Ghost Rider

Let’s get some things straight right now. Ghost Rider is not Constantine. Hell, it’s not even Spawn. Despite dealing with a motorcycle daredevil, Johnny Blaze (a moping Nicholas Cage), who sells his soul to the Devil and becomes Satan’s flaming-skulled bounty hunter, the film manages to strip out any potentially interesting occult themes. So don’t expect any disturbing exorcism scenes, angels in business suits or corrupt priests literally drowning themselves in alcohol.


What passes for ‘darkness’ and embodied evil are a group of pasty faced men, walking around in black trench coats with sharp teeth and permanent smirks on their faces. Apart from exploding light bulbs and killing people with their index finger, they apparently completely lack demonic power (they don’t raise an army of undead, or even summon criminals to them). You know things are supposed to be hardcore because a lot of characters wear studded leather and bandanas and the soundtrack is predominantly nu-metal. Meanwhile, the ‘hero’ is an uber popular, living stunt legend despite being a slacker who would rather sit around watching TV and eating jelly beans out of a martini glass.

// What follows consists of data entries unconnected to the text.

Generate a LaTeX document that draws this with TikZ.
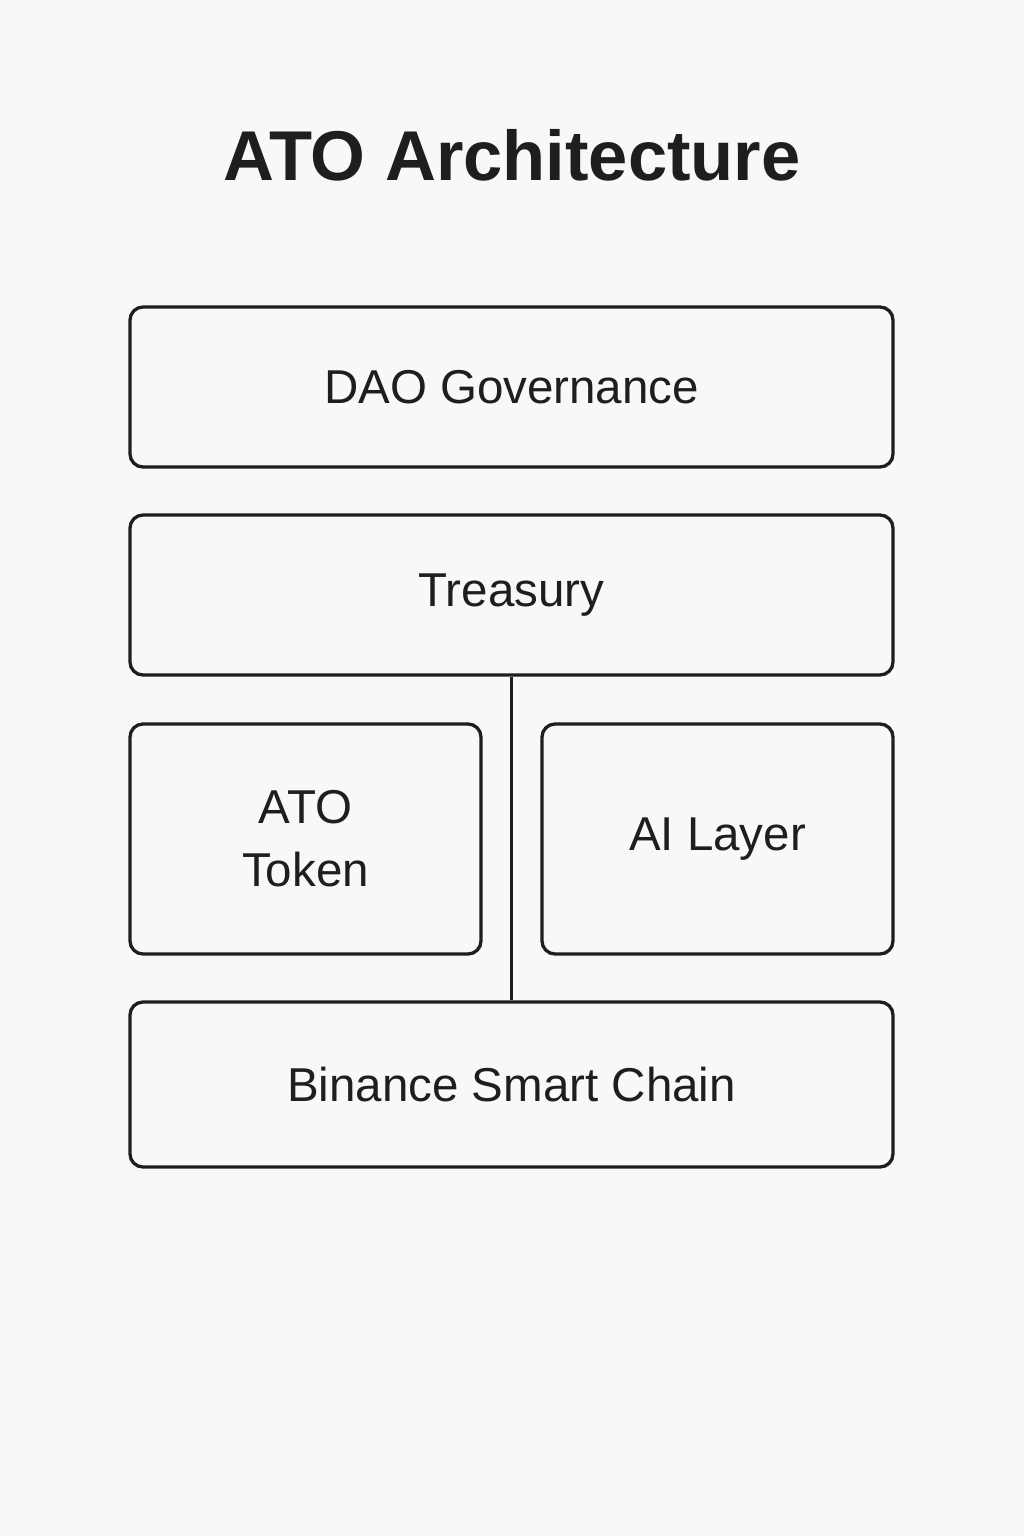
\documentclass[tikz,border=0pt]{standalone}
\usepackage{fontspec}
\setmainfont{Liberation Sans}
\usepackage{tikz}
\usetikzlibrary{shapes,arrows}
\definecolor{bg}{HTML}{F8F8F8}
\definecolor{ink}{HTML}{1E1E1E}

\begin{document}
\begin{tikzpicture}[x=1pt, y=-1pt,
      block/.style = {
        rectangle, draw=ink, line width=3.3pt, rounded corners=13pt,
        text=ink, font=\fontsize{47.5}{63}\selectfont, align=center,
        inner sep=0pt },
      wide-block/.style = { block, minimum width=763pt, minimum height=160pt },
      half-block/.style = { block, minimum width=351pt, minimum height=230pt },
      line/.style = { draw=ink, line width=2.6pt }]
    \fill[bg] (0,0) rectangle (1024,1536);
    \useasboundingbox (0,0) rectangle (1024,1536);
    \node [text=ink, font=\fontsize{70.5}{80}\selectfont\bfseries] (title) at (512, 155) {ATO Architecture};
    \node [wide-block] (dao) at (511.5, 387) {DAO Governance};
    \node [wide-block] (treasury) at (511.5, 595) {Treasury};
    \node [half-block] (token) at (305.5, 839) {ATO\\Token};
    \node [half-block] (ailayer) at (717.5, 839) {AI Layer};
    \node [wide-block, minimum height=165pt] (bsc) at (511.5, 1084.5) {Binance Smart Chain};
    % connect treasury with the chain
    \draw[line] (treasury) -- (bsc);
  \end{tikzpicture}
\end{document}
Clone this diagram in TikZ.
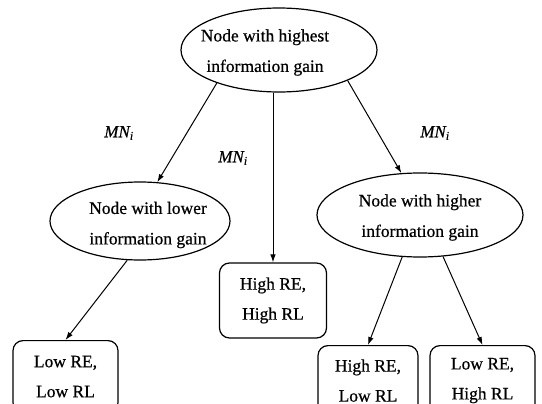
\documentclass[tikz,border=0pt]{standalone}
\usepackage{fontspec}
\setmainfont{Liberation Serif}[FakeBold=0.6]
\usetikzlibrary{shapes.geometric,arrows.meta}

\begin{document}
\begin{tikzpicture}[x=1pt,y=-1pt,
	oval/.style={draw,ellipse,line width=1.2pt,inner sep=0pt},
	txt/.style={align=center,font=\fontsize{17.5}{30.5}\selectfont},
	leaf/.style={draw,rounded corners=10pt,line width=1.2pt,inner sep=0pt,align=center,font=\fontsize{17.5}{30}\selectfont},
	edge/.style={line width=1pt,-{Latex[length=8pt,width=5.5pt]}},
	lbl/.style={font=\fontsize{17}{17}\selectfont\itshape}]
			\useasboundingbox (0,0) rectangle (542,404);
			\clip (0,0) rectangle (542,404);
			% decision nodes
			\node[oval,minimum width=196pt,minimum height=84pt] (top) at (279,50) {};
			\node[txt] (toptxt) at (265,52.5) {Node with highest\\information gain};
			\node[oval,minimum width=180pt,minimum height=78pt] (low) at (140,221) {};
			\node[txt] (lowtxt) at (148,225) {Node with lower\\information gain};
			\node[oval,minimum width=206pt,minimum height=84pt] (high) at (420,215) {};
			\node[txt] (hightxt) at (420,217.5) {Node with higher\\information gain};
			% leaves
			\node[leaf,minimum width=107pt,minimum height=75pt] (hh) at (273,300.5) {High RE,\\High RL};
			\node[leaf,minimum width=105pt,minimum height=72pt,anchor=north] (ll) at (65.5,340) {Low RE,\\Low RL};
			\node[leaf,minimum width=100pt,minimum height=70pt,anchor=north] (hl) at (368,345) {High RE,\\Low RL};
			\node[leaf,minimum width=105pt,minimum height=70pt,anchor=north] (lh) at (482.5,345) {Low RE,\\High RL};
			% edges
			\draw[edge] (top.208) -- (low.66);
			\draw[edge] (hh.north |- top.south) -- (hh.north);
			\draw[edge] (top.336) -- (high.114);
			\draw[edge] (low.252) -- (ll.north);
			\draw[edge] (high.247) -- (hl.north);
			\draw[edge] (high.299) -- (lh.north);
			\node[lbl] (m1) at (119,133) {MN\textsubscript{i}};
			\node[lbl] (m2) at (233,158) {MN\textsubscript{i}};
			\node[lbl] (m3) at (435,133) {MN\textsubscript{i}};
		\end{tikzpicture}
\end{document}
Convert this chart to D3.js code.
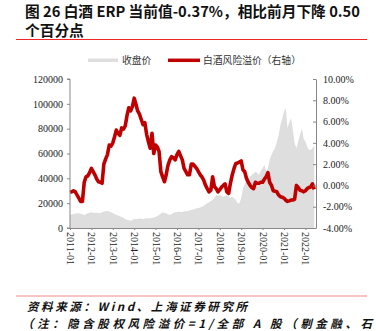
<!DOCTYPE html>
<html><head><meta charset="utf-8">
<script src="https://cdn.jsdelivr.net/npm/d3@7"></script>
<style>html,body{margin:0;padding:0;background:#fff;}svg{display:block;}</style>
</head><body>
<svg id="c" width="376" height="331"></svg>
<script>
// ---- data (monthly, 2011-01 .. 2022-06) ----
const startMonth = "2011-01";
const closePrice = [
 10500,10800,11200,11500,11800,11800,11300,11000,10500,11000,11800,12200,
 12600,12300,12000,12400,11800,12000,12600,13200,13400,13700,13200,12600,
 12000,11200,10500,10000,9400,8800,8200,7200,6600,6200,5900,6500,
 7200,7000,7400,7700,7500,7300,7600,7900,7700,7800,8000,8400,
 8800,9600,10400,11600,12600,12000,11800,11000,10500,11200,12000,12600,
 12800,13100,12800,13100,13300,13700,13500,14000,14500,14800,15300,15900,
 16200,16600,17200,17800,19000,19900,20800,21800,22500,24000,26600,26000,
 26600,25800,25200,26000,26600,25500,23900,25200,24000,22500,20000,19900,
 24000,32000,35000,38700,40000,41500,42700,44000,45300,44500,42700,46000,
 48000,50700,46000,48000,55000,58800,62000,64200,69500,75000,83000,88000,
 93700,96400,80300,85000,88300,78900,68200,64200,70000,74900,80300,72000,
 69500,65500,63000,62800,64200,66000
];
const erp = [
 -0.65,-0.6,-0.5,-0.6,-0.9,-1.2,-1.5,-1.5,0.3,0.8,0.9,1.2,
 1.6,1.3,1.0,0.6,0.35,0.3,0.2,2.0,2.5,2.9,3.8,3.7,
 4.0,4.6,5.2,4.9,4.7,5.4,5.3,5.6,6.6,7.3,7.0,7.4,
 8.2,7.6,7.0,6.7,6.2,5.7,5.9,4.8,4.1,3.5,4.9,3.0,
 3.8,3.6,3.2,1.3,0.8,0.35,1.0,1.9,2.4,2.7,2.6,2.4,
 2.9,3.2,2.8,2.4,1.6,1.3,1.0,1.0,2.0,2.0,1.8,1.6,
 1.3,1.0,0.8,0.5,0.03,-0.3,-0.6,-0.45,0.82,-0.1,-0.3,-0.6,
 -0.4,-0.15,0.0,0.15,-0.6,-0.75,0.2,0.98,1.6,2.06,2.1,2.2,
 2.3,1.45,1.3,0.67,0.3,0,-0.2,-0.3,0.3,0.2,0.2,0.3,
 0.3,0.6,0.8,1.2,0.3,0.0,-0.5,-0.55,-0.6,-0.9,-1.06,-1.1,
 -1.2,-1.4,-1.5,-1.45,-1.37,-1.37,-1.3,0,-0.2,-0.45,-0.5,-0.6,
 -0.5,-0.3,-0.2,-0.15,0.15,-0.37
];
const xTickLabels = ["2011-01","2012-01","2013-01","2014-01","2015-01","2016-01","2017-01","2018-01","2019-01","2020-01","2021-01","2022-01"];
const leftTicks = [0,20000,40000,60000,80000,100000,120000];
const rightTicks = [-4,-2,0,2,4,6,8,10];
const legendLabels = ["收盘价","白酒风险溢价（右轴）"];
const titleLines = ["图 26 白酒 ERP 当前值-0.37%，相比前月下降 0.50","个百分点"];
const sourceText = "资料来源：Wind、上海证券研究所";
const noteText = "（注：隐含股权风险溢价=1/全部 A 股（剔金融、石";

// ---- build ----
const parse = d3.timeParse("%Y-%m");
const t0 = parse(startMonth);
const dates = closePrice.map((_, i) => d3.timeMonth.offset(t0, i));
const svg = d3.select("#c");
const cjk = "'Noto Sans CJK SC', sans-serif";
const serif = "'Liberation Serif', 'Times New Roman', 'DejaVu Serif', serif";

const L = 70, R = 316, T = 79, B = 228;
const x = d3.scaleTime().domain([parse("2011-01"), parse("2022-07")]).range([L, R]);
const yL = d3.scaleLinear().domain([0, 120000]).range([B, T]);
const yR = d3.scaleLinear().domain([-4, 10]).range([B, T]);

// title
svg.selectAll("text.title").data(titleLines).join("text").attr("class", "title")
  .attr("x", 25).attr("y", (d, i) => 17 + i * 19)
  .attr("font-family", cjk)
  .attr("font-weight", "bold").attr("font-size", 14.7).attr("fill", "#111")
  .text(d => d);
svg.append("line").attr("x1", 16).attr("x2", 367).attr("y1", 39.5).attr("y2", 39.5)
  .attr("stroke", "#f02828").attr("stroke-width", 1);

// legend
svg.append("rect").attr("x", 88).attr("y", 58.5).attr("width", 30).attr("height", 3.5).attr("fill", "#dedede");
svg.append("line").attr("x1", 168).attr("x2", 200).attr("y1", 60.3).attr("y2", 60.3)
  .attr("stroke", "#c00000").attr("stroke-width", 3.5);
svg.selectAll("text.leg").data(legendLabels).join("text").attr("class", "leg")
  .attr("x", (d, i) => i ? 203 : 122).attr("y", 63.5)
  .attr("font-family", cjk).attr("font-size", 9.8).attr("fill", "#333").text(d => d);

// area
const area = d3.area().x((d, i) => x(dates[i])).y0(yL(0)).y1(d => yL(d));
svg.append("path").datum(closePrice).attr("d", area).attr("fill", "#dedede");

// line
const line = d3.line().x((d, i) => x(dates[i])).y(d => yR(d));
svg.append("path").datum(erp).attr("d", line).attr("fill", "none")
  .attr("stroke", "#c00000").attr("stroke-width", 3.6).attr("stroke-linejoin", "round");

// axes
const axisColor = "#888";
const gl = svg.append("g").attr("transform", `translate(${L},0)`)
  .call(d3.axisLeft(yL).tickValues(leftTicks).tickSize(3).tickFormat(d3.format("d")));
const gr = svg.append("g").attr("transform", `translate(${R},0)`)
  .call(d3.axisRight(yR).tickValues(rightTicks).tickSizeInner(-3).tickSizeOuter(0).tickPadding(7).tickFormat(d => d.toFixed(2) + "%"));
const gx = svg.append("g").attr("transform", `translate(0,${B})`)
  .call(d3.axisBottom(x).tickValues(xTickLabels.map(parse)).tickSize(2).tickSizeOuter(0).tickFormat(d3.timeFormat("%Y-%m")));
[gl, gr, gx].forEach(g => {
  g.attr("font-family", serif).attr("font-size", 10);
  g.select(".domain").attr("stroke", axisColor);
  g.selectAll(".tick line").attr("stroke", axisColor);
  g.selectAll("text").style("font-family", serif).attr("font-size", 10).attr("fill", "#222");
});
gl.select(".domain").attr("d", `M-3,${T}H0V${B}H-3`);
gl.selectAll("text").attr("x", -7);
gx.selectAll("text").attr("transform", "rotate(90)").attr("text-anchor", "start")
  .attr("x", 4).attr("y", 0).attr("dy", "0.35em");

// footer
svg.append("line").attr("x1", 16).attr("x2", 367).attr("y1", 296).attr("y2", 296)
  .attr("stroke", "#f08a8a").attr("stroke-width", 1.2);
svg.append("text").attr("x", 27).attr("y", 311).attr("textLength", 220)
  .attr("font-family", cjk).attr("font-style", "italic")
  .attr("font-weight", "bold").attr("font-size", 11.5).attr("fill", "#111").text(sourceText);
svg.append("text").attr("x", 22).attr("y", 328).attr("textLength", 350)
  .attr("font-family", cjk).attr("font-style", "italic")
  .attr("font-weight", "bold").attr("font-size", 11.5).attr("fill", "#111").text(noteText);
</script>
</body></html>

You see Ghost Rider has been made for 10 year olds. And it is by far the weakest Marvel comic book adaptation brought to the screen. Right down there with Elektra. Even the so-so Punisher was better, and that’s because the actors (including John Travolta, surprisingly) played their roles straight. There were no ‘wink wink, I’m in a comic book movie’ moments, as there are in Ghost Rider.

It doesn’t help that Ghost Rider is incapable of demonstrating a single new idea. Just as in Daredevil, Johnny Blaze turns to crime/evil fighting because of his father’s death. Just as in Elektra, Wes Bentley’s Blackheart villain surrounds himself with a posse of surprisingly useless henchmen. Just as in The Punisher, Eva Mendes assumes Rebecca Romijn’s role – i.e. she has nothing to do but stand around showing cleavage. And just as in Blade, the hero has to combat a supposedly indestructible, reassembling opponent.


Frankly, I was bored for much of the movie. There are about 4 ‘cool’ moments in the film but you have to sit through plenty of numbskull rubbish to get to them. One moment, in fact, makes you wish the film had attempted something entirely different, and focused on a very different Rider…

In the film’s favour, the special effects are excellent, and the Ghost Rider transformation is impressive. But after waiting what feels like forever for Cage to transform, his character has a horribly cheesy, computer-filtered deep voice (like the film’s villains when they’re at their most evil). When Ghost Rider speaks, all you want is for him to turn back into Nicholas Cage so he’ll shut up.

As for the plot, the one character who can explain why exactly a Scroll of Damned Souls is so important, is onscreen for approximately 10 minutes. No one thinks to stop for a minute and listen to the Caretaker (a typically incomprehensible Sam Elliott). And when the Scroll is activated, the audience still doesn’t care because it hardly helps its owner, despite supposedly being a symbol of the Apocalypse.

Paul and I walked out of the movie, shaking our heads and debating such deep philosophical questions as ’How do you put petrol in a bike that’s on fire?’ and ‘If you have a burning horse, does it produce a flaming pile of shit?’ Much like Ghost Rider.